Tras una persecución brutal en el primer siglo y medio del cristianismo, el Imperio romano decidió dejar a los cristianos en paz durante largos años. Pero eso cambió en el año 249, cuando el emperador Decio llegó al poder. En enero del año siguiente, 250, publicó el siguiente decreto:
Se requiere a todos los habitantes del imperio para que hagan sacrificios ante los magistrados de su comunidad «por la seguridad del imperio» en un día determinado (la fecha variaría en cada lugar y la orden pudo haber sido que el sacrificio tenía que estar consumado dentro de un específico período después de que la comunidad recibiera el edicto). Cuando hagan el sacrificio podrán obtener un certificado (libellus) documentando el hecho de que han cumplido la orden.
Ni que decir tiene que la ceremoncia sacrificial que se pedía era de naturaleza pagana. La reacción de los cristianos, a diferencia de en los dos siglos anteriores, donde prácticamente todos prefiriendo sufrir el martirio a renegar de Cristo, fue muy variada. Hubo muchos que se negaron a obedecer al emperador, lo que les llevó a entregar su sangre por el Señor. Entre ellos, el papa San Fabián. Pero otros apostataron de diversas maneras. Concretamente estas:
- Los sacrificati, que fueron aquellos que consintieron en hacer sacrificios a los dioses romanos o a la imagen del emperador. Los thurificati, aquellos que quemaron incienso ante las imágenes de los ídolos,
- Los libellaciti, aquellos que obtuvieron un certificado por parte de las autoridades donde constaba que habían abjurado del cristianismo y hecho ofrendas a los dioses. Muchos de estos certificados se obtuvieron también por soborno y compra.
- Los acta facientes, que fueron aquellos que realizaron acciones directas para salvar su vida o admitieron falsedades bajo coerción.
- Los traditori, que entregaron a las autoridades objetos sagrados o escrituras, o que delataron a otros cristianos.
No era la primera vez que el pueblo de Dios se enfrentaba a la elección entre la fidelidad al Señor o a los gobernantes de turno. Como bien relata el I Libro de los Macabeos, Antioco Epífanes…
… envió decretos a Jerusalén y a las ciudades de Judá para que vivieran conforme a tradiciones extrañas a las del país. que se prohibiera hacer holocaustos, sacrificios y libaciones en el Santuario; que profanaran los sábados y los días de fiesta; que el Santuario y los objetos sagrados fueran contaminados; que levantaran altares, templos e ídolos; que hicieran sacrificios de cerdos y animales impuros; que no circuncidaran a sus hijos y que hicieran sus almas abominables con toda clase de inmundicia y profanación; así se olvidarían de la Ley y cambiarían todas sus buenas costumbres.
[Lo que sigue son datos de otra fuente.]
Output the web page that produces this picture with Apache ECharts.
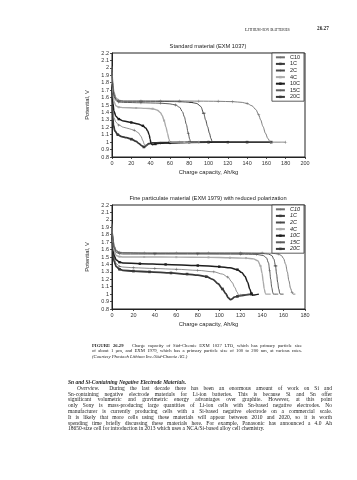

El que no cumpliera la orden del rey sería condenado a muerte. Redactó un decreto para todo su reino en estos términos y nombró inspectores para todo el pueblo. Además obligó a las ciudades de Judá, una por una, a que ofrecieran sacrificios.
1 Mac 1,44-51
Muchos judíos apostataron pero a su vez:
…muchos en Israel se mantuvieron firmes y se llenaron de valor para no comer alimentos impuros. Prefirieron morir antes que mancharse con la comida o profanar la alianza santa. Y, en efecto, murieron y fue muy grande la ira que se desencadenó sobre Israel.
1 Mac 1,62-64
Es una constante que cada cierto tiempo los hijos de Dios tienen que enfrentarse a elegir por gracia el martirio o caer en la apostasía, aceptando algo que va en contra de la fidelidad al Señor. Lo vimos el siglo pasado con la persecución a los cristeros en México y a los católicos españoles durante la II República y la Guerra Civil, y lo vemos hoy en China, la India, Oriente Medio, África, etc.